## BEGIN RAW DATA

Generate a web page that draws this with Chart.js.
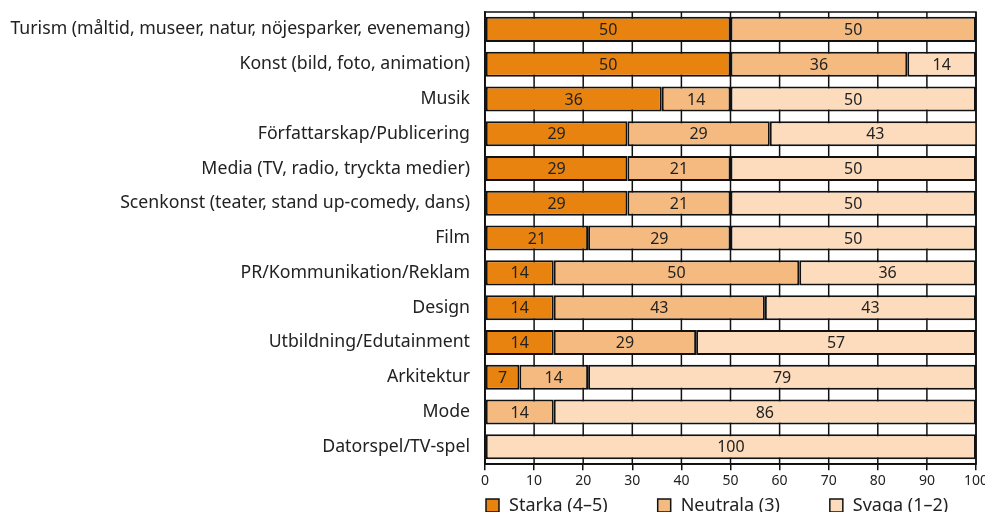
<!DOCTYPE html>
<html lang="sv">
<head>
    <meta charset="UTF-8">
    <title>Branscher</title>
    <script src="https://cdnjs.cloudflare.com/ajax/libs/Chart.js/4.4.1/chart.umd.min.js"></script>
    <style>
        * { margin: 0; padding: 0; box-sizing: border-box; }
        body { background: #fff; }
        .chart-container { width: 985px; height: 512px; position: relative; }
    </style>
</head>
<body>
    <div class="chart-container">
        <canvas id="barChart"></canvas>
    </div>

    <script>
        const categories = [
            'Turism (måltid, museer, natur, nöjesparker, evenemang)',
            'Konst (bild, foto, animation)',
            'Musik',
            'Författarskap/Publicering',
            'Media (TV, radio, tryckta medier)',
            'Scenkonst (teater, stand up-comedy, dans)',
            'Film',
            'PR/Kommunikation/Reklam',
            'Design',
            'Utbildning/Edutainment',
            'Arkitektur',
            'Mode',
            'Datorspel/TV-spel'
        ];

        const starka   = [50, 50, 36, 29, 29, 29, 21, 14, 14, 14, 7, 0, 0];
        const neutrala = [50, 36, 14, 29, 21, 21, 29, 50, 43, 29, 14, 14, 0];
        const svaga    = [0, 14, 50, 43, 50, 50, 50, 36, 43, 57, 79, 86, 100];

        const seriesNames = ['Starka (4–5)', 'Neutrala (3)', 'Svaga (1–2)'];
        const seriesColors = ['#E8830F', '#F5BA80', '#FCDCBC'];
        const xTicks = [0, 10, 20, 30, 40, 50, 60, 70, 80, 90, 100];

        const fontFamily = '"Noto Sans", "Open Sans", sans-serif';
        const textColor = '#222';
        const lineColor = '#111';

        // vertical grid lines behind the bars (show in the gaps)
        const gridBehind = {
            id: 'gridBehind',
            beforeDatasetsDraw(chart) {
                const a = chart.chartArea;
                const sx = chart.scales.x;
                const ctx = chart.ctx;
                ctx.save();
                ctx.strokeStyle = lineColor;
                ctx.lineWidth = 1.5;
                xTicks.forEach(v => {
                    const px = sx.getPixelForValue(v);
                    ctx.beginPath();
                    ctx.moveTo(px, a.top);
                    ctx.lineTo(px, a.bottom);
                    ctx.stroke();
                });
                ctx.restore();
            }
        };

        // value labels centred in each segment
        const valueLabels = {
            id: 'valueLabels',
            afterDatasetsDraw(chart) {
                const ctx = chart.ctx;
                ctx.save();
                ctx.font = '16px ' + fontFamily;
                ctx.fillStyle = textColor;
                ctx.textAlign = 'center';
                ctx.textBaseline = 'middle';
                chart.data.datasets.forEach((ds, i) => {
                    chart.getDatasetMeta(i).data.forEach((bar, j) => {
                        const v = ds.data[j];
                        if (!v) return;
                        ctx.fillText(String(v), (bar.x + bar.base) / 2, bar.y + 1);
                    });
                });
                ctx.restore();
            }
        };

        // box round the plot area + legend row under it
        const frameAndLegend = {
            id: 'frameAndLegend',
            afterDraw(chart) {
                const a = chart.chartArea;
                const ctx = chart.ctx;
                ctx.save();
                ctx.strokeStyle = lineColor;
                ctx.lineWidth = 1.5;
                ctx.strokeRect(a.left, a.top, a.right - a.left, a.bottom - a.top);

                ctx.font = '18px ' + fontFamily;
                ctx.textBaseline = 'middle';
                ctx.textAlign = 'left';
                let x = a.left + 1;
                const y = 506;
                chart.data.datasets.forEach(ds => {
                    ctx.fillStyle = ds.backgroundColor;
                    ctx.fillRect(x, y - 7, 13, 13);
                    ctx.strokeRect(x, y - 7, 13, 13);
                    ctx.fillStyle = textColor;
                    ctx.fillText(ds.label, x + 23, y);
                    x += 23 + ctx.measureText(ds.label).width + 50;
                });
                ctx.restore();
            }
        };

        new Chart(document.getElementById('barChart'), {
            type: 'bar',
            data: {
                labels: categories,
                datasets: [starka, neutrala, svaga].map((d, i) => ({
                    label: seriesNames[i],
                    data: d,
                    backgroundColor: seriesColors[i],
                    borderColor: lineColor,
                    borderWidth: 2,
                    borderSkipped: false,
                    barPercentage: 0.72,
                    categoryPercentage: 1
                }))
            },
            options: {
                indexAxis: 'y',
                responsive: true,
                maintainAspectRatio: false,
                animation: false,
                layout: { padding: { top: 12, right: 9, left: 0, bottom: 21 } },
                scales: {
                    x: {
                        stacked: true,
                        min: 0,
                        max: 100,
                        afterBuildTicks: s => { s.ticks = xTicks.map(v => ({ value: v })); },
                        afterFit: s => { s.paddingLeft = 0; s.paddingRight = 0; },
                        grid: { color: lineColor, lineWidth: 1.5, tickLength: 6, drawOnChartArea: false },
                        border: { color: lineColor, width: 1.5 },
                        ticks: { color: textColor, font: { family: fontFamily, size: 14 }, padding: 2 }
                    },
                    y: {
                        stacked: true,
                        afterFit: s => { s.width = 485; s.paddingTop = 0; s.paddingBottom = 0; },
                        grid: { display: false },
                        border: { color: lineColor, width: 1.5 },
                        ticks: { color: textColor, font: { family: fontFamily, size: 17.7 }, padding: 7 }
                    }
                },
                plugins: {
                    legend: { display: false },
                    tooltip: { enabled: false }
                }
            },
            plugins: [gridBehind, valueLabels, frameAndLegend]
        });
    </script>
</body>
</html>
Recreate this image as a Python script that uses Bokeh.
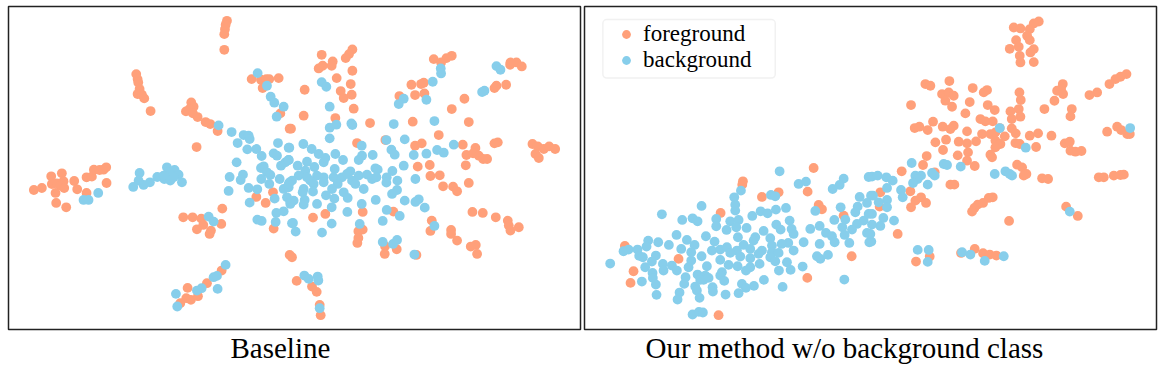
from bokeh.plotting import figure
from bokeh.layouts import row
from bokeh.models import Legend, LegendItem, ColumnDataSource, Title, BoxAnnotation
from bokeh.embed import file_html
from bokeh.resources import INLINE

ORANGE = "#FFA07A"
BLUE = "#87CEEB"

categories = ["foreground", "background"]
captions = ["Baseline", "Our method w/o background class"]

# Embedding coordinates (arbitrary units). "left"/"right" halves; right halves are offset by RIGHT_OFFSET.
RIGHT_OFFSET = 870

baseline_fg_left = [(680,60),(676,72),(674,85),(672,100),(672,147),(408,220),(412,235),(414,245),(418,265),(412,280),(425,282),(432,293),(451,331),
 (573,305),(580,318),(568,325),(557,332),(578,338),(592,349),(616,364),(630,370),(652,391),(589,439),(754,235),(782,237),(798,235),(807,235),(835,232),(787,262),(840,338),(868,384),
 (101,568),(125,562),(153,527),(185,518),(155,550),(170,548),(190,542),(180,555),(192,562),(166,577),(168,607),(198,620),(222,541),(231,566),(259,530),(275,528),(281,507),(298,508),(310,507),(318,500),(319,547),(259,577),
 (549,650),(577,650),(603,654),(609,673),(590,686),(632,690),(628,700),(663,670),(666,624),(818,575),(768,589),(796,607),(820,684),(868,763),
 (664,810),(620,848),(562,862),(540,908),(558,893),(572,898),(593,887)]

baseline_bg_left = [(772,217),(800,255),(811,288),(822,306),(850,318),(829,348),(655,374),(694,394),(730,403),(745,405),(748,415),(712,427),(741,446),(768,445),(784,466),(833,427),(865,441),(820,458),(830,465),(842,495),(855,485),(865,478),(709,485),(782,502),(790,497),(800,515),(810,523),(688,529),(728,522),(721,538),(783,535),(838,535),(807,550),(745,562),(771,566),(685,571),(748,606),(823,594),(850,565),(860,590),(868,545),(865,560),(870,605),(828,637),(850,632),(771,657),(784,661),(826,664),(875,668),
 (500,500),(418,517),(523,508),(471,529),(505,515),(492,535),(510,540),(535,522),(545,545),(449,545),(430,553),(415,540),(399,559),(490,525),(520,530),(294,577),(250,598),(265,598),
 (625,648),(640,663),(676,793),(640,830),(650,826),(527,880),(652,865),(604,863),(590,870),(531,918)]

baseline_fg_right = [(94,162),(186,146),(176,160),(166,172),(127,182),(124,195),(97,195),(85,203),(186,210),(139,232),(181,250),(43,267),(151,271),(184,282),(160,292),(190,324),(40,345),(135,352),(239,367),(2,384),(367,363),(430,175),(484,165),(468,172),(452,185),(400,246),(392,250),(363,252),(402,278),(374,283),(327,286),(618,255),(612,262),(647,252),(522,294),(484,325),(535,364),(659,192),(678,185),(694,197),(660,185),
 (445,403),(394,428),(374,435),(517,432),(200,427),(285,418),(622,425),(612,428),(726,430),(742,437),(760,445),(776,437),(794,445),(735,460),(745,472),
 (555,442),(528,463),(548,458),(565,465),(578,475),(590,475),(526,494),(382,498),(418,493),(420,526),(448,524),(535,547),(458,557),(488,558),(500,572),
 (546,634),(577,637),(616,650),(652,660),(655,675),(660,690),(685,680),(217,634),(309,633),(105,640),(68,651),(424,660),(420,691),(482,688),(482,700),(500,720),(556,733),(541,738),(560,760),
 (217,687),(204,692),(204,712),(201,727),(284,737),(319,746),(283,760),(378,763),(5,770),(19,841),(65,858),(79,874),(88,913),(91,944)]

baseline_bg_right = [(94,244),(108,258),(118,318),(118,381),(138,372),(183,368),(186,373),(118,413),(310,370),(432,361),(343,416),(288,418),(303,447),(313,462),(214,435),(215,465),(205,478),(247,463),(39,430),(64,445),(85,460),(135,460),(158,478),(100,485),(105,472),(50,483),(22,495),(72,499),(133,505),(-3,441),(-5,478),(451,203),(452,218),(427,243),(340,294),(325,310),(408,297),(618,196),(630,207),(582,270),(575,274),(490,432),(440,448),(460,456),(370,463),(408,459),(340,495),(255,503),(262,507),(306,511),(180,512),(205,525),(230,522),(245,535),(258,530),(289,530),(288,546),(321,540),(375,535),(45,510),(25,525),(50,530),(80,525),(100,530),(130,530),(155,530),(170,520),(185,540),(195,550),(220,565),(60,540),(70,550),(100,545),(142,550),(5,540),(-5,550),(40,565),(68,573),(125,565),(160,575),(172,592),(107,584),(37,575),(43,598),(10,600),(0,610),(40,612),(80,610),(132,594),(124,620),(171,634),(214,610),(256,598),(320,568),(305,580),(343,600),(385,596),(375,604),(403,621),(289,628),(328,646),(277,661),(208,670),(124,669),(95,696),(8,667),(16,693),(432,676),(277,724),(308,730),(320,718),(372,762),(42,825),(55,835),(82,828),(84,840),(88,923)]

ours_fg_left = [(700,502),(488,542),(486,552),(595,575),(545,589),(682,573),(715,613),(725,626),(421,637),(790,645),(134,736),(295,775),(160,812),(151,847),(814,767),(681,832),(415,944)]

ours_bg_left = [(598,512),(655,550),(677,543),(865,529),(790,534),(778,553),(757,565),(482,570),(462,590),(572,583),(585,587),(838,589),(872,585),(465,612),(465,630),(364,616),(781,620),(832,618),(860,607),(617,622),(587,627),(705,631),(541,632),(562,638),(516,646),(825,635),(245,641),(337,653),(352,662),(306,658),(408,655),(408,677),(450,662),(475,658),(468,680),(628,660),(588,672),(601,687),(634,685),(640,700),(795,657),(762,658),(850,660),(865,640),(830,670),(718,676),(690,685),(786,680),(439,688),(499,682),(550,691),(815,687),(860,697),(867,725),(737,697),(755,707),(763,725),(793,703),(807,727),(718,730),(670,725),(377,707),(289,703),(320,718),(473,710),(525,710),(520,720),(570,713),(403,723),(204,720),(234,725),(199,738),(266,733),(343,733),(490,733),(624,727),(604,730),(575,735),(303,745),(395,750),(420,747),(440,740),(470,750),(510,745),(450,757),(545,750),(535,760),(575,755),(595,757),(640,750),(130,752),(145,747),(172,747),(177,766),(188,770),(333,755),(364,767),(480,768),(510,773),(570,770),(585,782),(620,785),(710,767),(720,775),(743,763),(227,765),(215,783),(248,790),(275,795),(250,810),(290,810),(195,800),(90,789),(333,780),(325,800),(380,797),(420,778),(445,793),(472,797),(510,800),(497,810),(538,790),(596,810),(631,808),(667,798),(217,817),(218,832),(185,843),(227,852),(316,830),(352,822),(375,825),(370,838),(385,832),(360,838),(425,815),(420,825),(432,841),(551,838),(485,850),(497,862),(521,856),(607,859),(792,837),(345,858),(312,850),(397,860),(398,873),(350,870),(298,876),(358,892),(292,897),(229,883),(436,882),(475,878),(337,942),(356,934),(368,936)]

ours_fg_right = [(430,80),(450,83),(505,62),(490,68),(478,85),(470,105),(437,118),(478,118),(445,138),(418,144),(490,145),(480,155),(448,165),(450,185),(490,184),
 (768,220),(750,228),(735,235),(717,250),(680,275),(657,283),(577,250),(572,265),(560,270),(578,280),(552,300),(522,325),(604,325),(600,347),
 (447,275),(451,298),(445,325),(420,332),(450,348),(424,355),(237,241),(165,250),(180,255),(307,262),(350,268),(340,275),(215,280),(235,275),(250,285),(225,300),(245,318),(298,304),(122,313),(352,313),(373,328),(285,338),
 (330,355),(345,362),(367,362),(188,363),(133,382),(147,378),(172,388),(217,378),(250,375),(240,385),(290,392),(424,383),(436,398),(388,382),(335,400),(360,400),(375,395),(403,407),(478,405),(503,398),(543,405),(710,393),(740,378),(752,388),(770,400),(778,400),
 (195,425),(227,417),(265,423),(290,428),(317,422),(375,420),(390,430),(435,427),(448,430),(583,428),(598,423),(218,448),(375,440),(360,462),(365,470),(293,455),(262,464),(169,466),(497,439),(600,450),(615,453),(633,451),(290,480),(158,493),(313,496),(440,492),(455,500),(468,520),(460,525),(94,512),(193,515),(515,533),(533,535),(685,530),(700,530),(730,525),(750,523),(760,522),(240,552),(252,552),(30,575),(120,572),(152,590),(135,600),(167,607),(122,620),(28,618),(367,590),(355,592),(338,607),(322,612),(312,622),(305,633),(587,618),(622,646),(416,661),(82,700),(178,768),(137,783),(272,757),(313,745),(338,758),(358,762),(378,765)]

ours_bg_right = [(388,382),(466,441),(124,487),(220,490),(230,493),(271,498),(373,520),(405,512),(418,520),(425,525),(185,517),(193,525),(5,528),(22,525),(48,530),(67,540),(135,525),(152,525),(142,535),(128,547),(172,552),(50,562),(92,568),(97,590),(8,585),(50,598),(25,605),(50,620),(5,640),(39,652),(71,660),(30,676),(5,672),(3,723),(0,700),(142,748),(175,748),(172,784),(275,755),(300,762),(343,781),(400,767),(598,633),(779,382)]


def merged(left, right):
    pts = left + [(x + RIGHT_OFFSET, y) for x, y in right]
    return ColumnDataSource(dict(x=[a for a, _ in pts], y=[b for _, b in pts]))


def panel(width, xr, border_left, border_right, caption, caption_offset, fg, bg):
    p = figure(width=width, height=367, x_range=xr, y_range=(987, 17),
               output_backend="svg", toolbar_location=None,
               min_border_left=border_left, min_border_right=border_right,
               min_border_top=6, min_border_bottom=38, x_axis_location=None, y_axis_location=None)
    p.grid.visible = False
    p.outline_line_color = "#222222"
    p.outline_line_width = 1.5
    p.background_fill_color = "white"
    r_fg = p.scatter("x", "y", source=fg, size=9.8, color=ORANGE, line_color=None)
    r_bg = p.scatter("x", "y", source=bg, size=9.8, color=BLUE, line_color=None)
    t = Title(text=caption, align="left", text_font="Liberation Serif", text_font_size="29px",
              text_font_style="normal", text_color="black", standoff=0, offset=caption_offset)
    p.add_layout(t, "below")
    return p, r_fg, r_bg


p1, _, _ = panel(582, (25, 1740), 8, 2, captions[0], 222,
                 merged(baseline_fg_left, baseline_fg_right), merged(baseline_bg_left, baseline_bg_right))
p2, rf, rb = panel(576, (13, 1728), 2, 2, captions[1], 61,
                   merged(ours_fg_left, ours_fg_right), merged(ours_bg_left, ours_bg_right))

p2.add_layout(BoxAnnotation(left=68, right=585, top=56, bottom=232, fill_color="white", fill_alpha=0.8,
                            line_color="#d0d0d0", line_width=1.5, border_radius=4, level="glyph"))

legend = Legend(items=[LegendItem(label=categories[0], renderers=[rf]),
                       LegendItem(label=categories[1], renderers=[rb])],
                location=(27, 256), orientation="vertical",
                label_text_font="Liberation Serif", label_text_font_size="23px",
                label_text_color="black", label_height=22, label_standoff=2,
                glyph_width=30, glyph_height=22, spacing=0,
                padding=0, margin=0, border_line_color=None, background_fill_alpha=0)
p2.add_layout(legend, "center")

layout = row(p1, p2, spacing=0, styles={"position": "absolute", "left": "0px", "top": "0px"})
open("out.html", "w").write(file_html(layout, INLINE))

## END RAW DATA

▸ PROBLEM DESCRIPTION
Your task is to return the lines above, from the first one up to and including the line containing "const lineColor = '#111';", minus any pictures.

▸ RESPONSE TO THE TASK
Generate a web page that draws this with Chart.js.
<!DOCTYPE html>
<html lang="sv">
<head>
    <meta charset="UTF-8">
    <title>Branscher</title>
    <script src="https://cdnjs.cloudflare.com/ajax/libs/Chart.js/4.4.1/chart.umd.min.js"></script>
    <style>
        * { margin: 0; padding: 0; box-sizing: border-box; }
        body { background: #fff; }
        .chart-container { width: 985px; height: 512px; position: relative; }
    </style>
</head>
<body>
    <div class="chart-container">
        <canvas id="barChart"></canvas>
    </div>

    <script>
        const categories = [
            'Turism (måltid, museer, natur, nöjesparker, evenemang)',
            'Konst (bild, foto, animation)',
            'Musik',
            'Författarskap/Publicering',
            'Media (TV, radio, tryckta medier)',
            'Scenkonst (teater, stand up-comedy, dans)',
            'Film',
            'PR/Kommunikation/Reklam',
            'Design',
            'Utbildning/Edutainment',
            'Arkitektur',
            'Mode',
            'Datorspel/TV-spel'
        ];

        const starka   = [50, 50, 36, 29, 29, 29, 21, 14, 14, 14, 7, 0, 0];
        const neutrala = [50, 36, 14, 29, 21, 21, 29, 50, 43, 29, 14, 14, 0];
        const svaga    = [0, 14, 50, 43, 50, 50, 50, 36, 43, 57, 79, 86, 100];

        const seriesNames = ['Starka (4–5)', 'Neutrala (3)', 'Svaga (1–2)'];
        const seriesColors = ['#E8830F', '#F5BA80', '#FCDCBC'];
        const xTicks = [0, 10, 20, 30, 40, 50, 60, 70, 80, 90, 100];

        const fontFamily = '"Noto Sans", "Open Sans", sans-serif';
        const textColor = '#222';
        const lineColor = '#111';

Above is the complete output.